#### [Problem statement]
An exact copy of all the data is required, with pictures left out.
^^^^^^^^^^^^^^^^
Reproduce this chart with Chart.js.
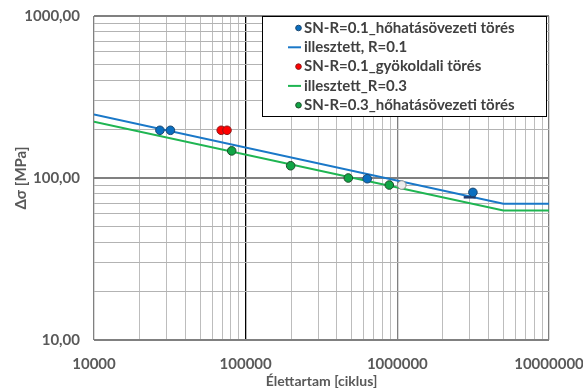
<!DOCTYPE html>
<html>
<head>
<meta charset="utf-8">
<script src="https://cdn.jsdelivr.net/npm/chart.js@4/dist/chart.umd.min.js"></script>
<style>
html,body{margin:0;padding:0;background:#fff;}
#wrap{width:583px;height:390px;position:relative;}
</style>
</head>
<body>
<div id="wrap"><canvas id="c" width="583" height="390"></canvas></div>
<script>
// ---- data ----
const blueN  = [27200, 31900, 633000, 3150000];
const blueS  = [197, 197, 99, 81.5];
const redN   = [69000, 75300];
const redS   = [197, 197];
const greenN = [80900, 198000, 475000, 885000];
const greenS = [147, 119, 100, 90.5];
const grayN  = [1070000];
const grayS  = [90.5];
const runoutN = [3000000];
const runoutS = [76];
const fit01N = [10000, 5000000, 10000000];
const fit01S = [247, 69.4, 69.4];
const fit03N = [10000, 5000000, 10000000];
const fit03S = [222.6, 63.1, 63.1];

const xTickValues = [];
for (let e = 4; e <= 6; e++) for (let m = 1; m <= 9; m++) xTickValues.push(m * Math.pow(10, e));
xTickValues.push(1e7);
const yTickValues = [];
for (let e = 1; e <= 2; e++) for (let m = 1; m <= 9; m++) yTickValues.push(m * Math.pow(10, e));
yTickValues.push(1000);

const labels = {
  p01: 'SN-R=0.1_hőhatásövezeti törés',
  f01: 'illesztett, R=0.1',
  p01g: 'SN-R=0.1_gyökoldali törés',
  f03: 'illesztett_R=0.3',
  p03: 'SN-R=0.3_hőhatásövezeti törés'
};

const pts = (xs, ys) => xs.map((x, i) => ({x: x, y: ys[i]}));
const isPow10 = v => Math.abs(Math.log10(v) - Math.round(Math.log10(v))) < 1e-9;

const FONT = 'Lato, "Open Sans", "DejaVu Sans", sans-serif';

const legendPlugin = {
  id: 'boxLegend',
  afterDatasetsDraw(chart) {
    const ctx = chart.ctx;
    const x0 = 262, y0 = 16, w = 284, h = 100;
    ctx.save();
    ctx.fillStyle = '#ffffff';
    ctx.fillRect(x0, y0, w, h);
    ctx.strokeStyle = '#000000';
    ctx.lineWidth = 1;
    ctx.strokeRect(x0 + 0.5, y0 + 0.5, w, h);
    const items = chart.data.datasets.filter(d => d.legendRow !== undefined)
      .sort((a, b) => a.legendRow - b.legendRow);
    ctx.font = 'bold 15px ' + FONT;
    ctx.textBaseline = 'middle';
    items.forEach((d, i) => {
      const cy = y0 + 12 + i * 19.3;
      if (d.showLine) {
        ctx.strokeStyle = d.borderColor;
        ctx.lineWidth = 2;
        ctx.beginPath();
        ctx.moveTo(288, cy);
        ctx.lineTo(301, cy);
        ctx.stroke();
      } else {
        ctx.fillStyle = d.backgroundColor;
        ctx.strokeStyle = d.borderColor;
        ctx.lineWidth = 1;
        ctx.beginPath();
        ctx.arc(298.5, cy, 2.8, 0, Math.PI * 2);
        ctx.fill();
        ctx.stroke();
      }
      ctx.fillStyle = '#404040';
      ctx.textAlign = 'left';
      ctx.fillText(d.label, 304, cy);
    });
    ctx.restore();
  }
};

new Chart(document.getElementById('c'), {
  type: 'scatter',
  data: {
    datasets: [
      {label: labels.f01, data: pts(fit01N, fit01S), showLine: true, borderColor: '#1a78c8', backgroundColor: '#1a78c8', borderWidth: 2, pointRadius: 0, order: 5, legendRow: 1},
      {label: labels.f03, data: pts(fit03N, fit03S), showLine: true, borderColor: '#1fb552', backgroundColor: '#1fb552', borderWidth: 2, pointRadius: 0, order: 5, legendRow: 3},
      {label: 'runout', data: pts(runoutN, runoutS), pointStyle: 'line', pointRadius: 6, borderColor: '#1f3a6e', backgroundColor: '#1f3a6e', borderWidth: 2.5, order: 3},
      {label: labels.p01, data: pts(blueN, blueS), pointRadius: 4.3, backgroundColor: '#0a6fc0', borderColor: '#1b4770', borderWidth: 1, order: 1, legendRow: 0},
      {label: labels.p01g, data: pts(redN, redS), pointRadius: 4.3, backgroundColor: '#ff0000', borderColor: '#8a1a1a', borderWidth: 1, order: 1, legendRow: 2},
      {label: labels.p03, data: pts(greenN, greenS), pointRadius: 4.3, backgroundColor: '#10a545', borderColor: '#1d4d2a', borderWidth: 1, order: 1, legendRow: 4},
      {label: 'extra', data: pts(grayN, grayS), pointRadius: 4.3, backgroundColor: '#ececec', borderColor: '#8c8c8c', borderWidth: 1, order: 1}
    ]
  },
  options: {
    responsive: false,
    animation: false,
    events: [],
    layout: {padding: {left: 0, right: 34, top: 16, bottom: 0}},
    plugins: {legend: {display: false}, tooltip: {enabled: false}},
    scales: {
      x: {
        type: 'logarithmic',
        min: 10000, max: 10000000,
        afterBuildTicks: s => { s.ticks = xTickValues.map(v => ({value: v})); },
        afterFit: s => { s.height = 50; s.paddingLeft = 0; s.paddingRight = 0; },
        border: {display: false},
        grid: {
          drawTicks: false,
          color: c => {
            const v = c.tick ? c.tick.value : 0;
            if (Math.abs(v - 100000) < 1) return '#000000';
            return isPow10(v) ? '#808080' : '#bdbdbd';
          },
          lineWidth: c => (c.tick && isPow10(c.tick.value) ? 1.3 : 1)
        },
        ticks: {
          autoSkip: false, maxRotation: 0, padding: 15,
          color: '#595959',
          font: {family: FONT, size: 15, weight: 'bold'},
          callback: v => isPow10(v) ? String(Math.round(v)) : ''
        },
        title: {
          display: true, text: 'Élettartam [ciklus]', color: '#595959',
          font: {family: FONT, size: 14, weight: 'bold'}, padding: {top: 0, bottom: 0}
        }
      },
      y: {
        type: 'logarithmic',
        min: 10, max: 1000,
        afterBuildTicks: s => { s.ticks = yTickValues.map(v => ({value: v})); },
        afterFit: s => { s.width = 94; s.paddingTop = 0; s.paddingBottom = 0; },
        border: {display: false},
        grid: {
          drawTicks: false,
          color: c => {
            const v = c.tick ? c.tick.value : 0;
            return isPow10(v) ? '#808080' : '#b3b3b3';
          },
          lineWidth: c => (c.tick && isPow10(c.tick.value) ? 2 : 1)
        },
        ticks: {
          autoSkip: false, padding: 14,
          color: '#595959',
          font: {family: FONT, size: 15, weight: 'bold'},
          callback: v => isPow10(v) ? Number(v).toFixed(2).replace('.', ',') : ''
        },
        title: {
          display: true, text: 'Δσ [MPa]', color: '#595959',
          font: {family: FONT, size: 15, weight: 'bold'}, padding: {top: 12, bottom: 0}
        }
      }
    }
  },
  plugins: [legendPlugin]
});
</script>
</body>
</html>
^^^^^^^^^^^^^^^^
#### [Result for this task]
Reproduce this chart with Chart.js.
<!DOCTYPE html>
<html>
<head>
<meta charset="utf-8">
<script src="https://cdn.jsdelivr.net/npm/chart.js@4/dist/chart.umd.min.js"></script>
<style>
html,body{margin:0;padding:0;background:#fff;}
#wrap{width:583px;height:390px;position:relative;}
</style>
</head>
<body>
<div id="wrap"><canvas id="c" width="583" height="390"></canvas></div>
<script>
// ---- data ----
const blueN  = [27200, 31900, 633000, 3150000];
const blueS  = [197, 197, 99, 81.5];
const redN   = [69000, 75300];
const redS   = [197, 197];
const greenN = [80900, 198000, 475000, 885000];
const greenS = [147, 119, 100, 90.5];
const grayN  = [1070000];
const grayS  = [90.5];
const runoutN = [3000000];
const runoutS = [76];
const fit01N = [10000, 5000000, 10000000];
const fit01S = [247, 69.4, 69.4];
const fit03N = [10000, 5000000, 10000000];
const fit03S = [222.6, 63.1, 63.1];

const xTickValues = [];
for (let e = 4; e <= 6; e++) for (let m = 1; m <= 9; m++) xTickValues.push(m * Math.pow(10, e));
xTickValues.push(1e7);
const yTickValues = [];
for (let e = 1; e <= 2; e++) for (let m = 1; m <= 9; m++) yTickValues.push(m * Math.pow(10, e));
yTickValues.push(1000);

const labels = {
  p01: 'SN-R=0.1_hőhatásövezeti törés',
  f01: 'illesztett, R=0.1',
  p01g: 'SN-R=0.1_gyökoldali törés',
  f03: 'illesztett_R=0.3',
  p03: 'SN-R=0.3_hőhatásövezeti törés'
};

const pts = (xs, ys) => xs.map((x, i) => ({x: x, y: ys[i]}));
const isPow10 = v => Math.abs(Math.log10(v) - Math.round(Math.log10(v))) < 1e-9;

const FONT = 'Lato, "Open Sans", "DejaVu Sans", sans-serif';

const legendPlugin = {
  id: 'boxLegend',
  afterDatasetsDraw(chart) {
    const ctx = chart.ctx;
    const x0 = 262, y0 = 16, w = 284, h = 100;
    ctx.save();
    ctx.fillStyle = '#ffffff';
    ctx.fillRect(x0, y0, w, h);
    ctx.strokeStyle = '#000000';
    ctx.lineWidth = 1;
    ctx.strokeRect(x0 + 0.5, y0 + 0.5, w, h);
    const items = chart.data.datasets.filter(d => d.legendRow !== undefined)
      .sort((a, b) => a.legendRow - b.legendRow);
    ctx.font = 'bold 15px ' + FONT;
    ctx.textBaseline = 'middle';
    items.forEach((d, i) => {
      const cy = y0 + 12 + i * 19.3;
      if (d.showLine) {
        ctx.strokeStyle = d.borderColor;
        ctx.lineWidth = 2;
        ctx.beginPath();
        ctx.moveTo(288, cy);
        ctx.lineTo(301, cy);
        ctx.stroke();
      } else {
        ctx.fillStyle = d.backgroundColor;
        ctx.strokeStyle = d.borderColor;
        ctx.lineWidth = 1;
        ctx.beginPath();
        ctx.arc(298.5, cy, 2.8, 0, Math.PI * 2);
        ctx.fill();
        ctx.stroke();
      }
      ctx.fillStyle = '#404040';
      ctx.textAlign = 'left';
      ctx.fillText(d.label, 304, cy);
    });
    ctx.restore();
  }
};

new Chart(document.getElementById('c'), {
  type: 'scatter',
  data: {
    datasets: [
      {label: labels.f01, data: pts(fit01N, fit01S), showLine: true, borderColor: '#1a78c8', backgroundColor: '#1a78c8', borderWidth: 2, pointRadius: 0, order: 5, legendRow: 1},
      {label: labels.f03, data: pts(fit03N, fit03S), showLine: true, borderColor: '#1fb552', backgroundColor: '#1fb552', borderWidth: 2, pointRadius: 0, order: 5, legendRow: 3},
      {label: 'runout', data: pts(runoutN, runoutS), pointStyle: 'line', pointRadius: 6, borderColor: '#1f3a6e', backgroundColor: '#1f3a6e', borderWidth: 2.5, order: 3},
      {label: labels.p01, data: pts(blueN, blueS), pointRadius: 4.3, backgroundColor: '#0a6fc0', borderColor: '#1b4770', borderWidth: 1, order: 1, legendRow: 0},
      {label: labels.p01g, data: pts(redN, redS), pointRadius: 4.3, backgroundColor: '#ff0000', borderColor: '#8a1a1a', borderWidth: 1, order: 1, legendRow: 2},
      {label: labels.p03, data: pts(greenN, greenS), pointRadius: 4.3, backgroundColor: '#10a545', borderColor: '#1d4d2a', borderWidth: 1, order: 1, legendRow: 4},
      {label: 'extra', data: pts(grayN, grayS), pointRadius: 4.3, backgroundColor: '#ececec', borderColor: '#8c8c8c', borderWidth: 1, order: 1}
    ]
  },
  options: {
    responsive: false,
    animation: false,
    events: [],
    layout: {padding: {left: 0, right: 34, top: 16, bottom: 0}},
    plugins: {legend: {display: false}, tooltip: {enabled: false}},
    scales: {
      x: {
        type: 'logarithmic',
        min: 10000, max: 10000000,
        afterBuildTicks: s => { s.ticks = xTickValues.map(v => ({value: v})); },
        afterFit: s => { s.height = 50; s.paddingLeft = 0; s.paddingRight = 0; },
        border: {display: false},
        grid: {
          drawTicks: false,
          color: c => {
            const v = c.tick ? c.tick.value : 0;
            if (Math.abs(v - 100000) < 1) return '#000000';
            return isPow10(v) ? '#808080' : '#bdbdbd';
          },
          lineWidth: c => (c.tick && isPow10(c.tick.value) ? 1.3 : 1)
        },
        ticks: {
          autoSkip: false, maxRotation: 0, padding: 15,
          color: '#595959',
          font: {family: FONT, size: 15, weight: 'bold'},
          callback: v => isPow10(v) ? String(Math.round(v)) : ''
        },
        title: {
          display: true, text: 'Élettartam [ciklus]', color: '#595959',
          font: {family: FONT, size: 14, weight: 'bold'}, padding: {top: 0, bottom: 0}
        }
      },
      y: {
        type: 'logarithmic',
        min: 10, max: 1000,
        afterBuildTicks: s => { s.ticks = yTickValues.map(v => ({value: v})); },
        afterFit: s => { s.width = 94; s.paddingTop = 0; s.paddingBottom = 0; },
        border: {display: false},
        grid: {
          drawTicks: false,
          color: c => {
            const v = c.tick ? c.tick.value : 0;
            return isPow10(v) ? '#808080' : '#b3b3b3';
          },
          lineWidth: c => (c.tick && isPow10(c.tick.value) ? 2 : 1)
        },
        ticks: {
          autoSkip: false, padding: 14,
          color: '#595959',
          font: {family: FONT, size: 15, weight: 'bold'},
          callback: v => isPow10(v) ? Number(v).toFixed(2).replace('.', ',') : ''
        },
        title: {
          display: true, text: 'Δσ [MPa]', color: '#595959',
          font: {family: FONT, size: 15, weight: 'bold'}, padding: {top: 12, bottom: 0}
        }
      }
    }
  },
  plugins: [legendPlugin]
});
</script>
</body>
</html>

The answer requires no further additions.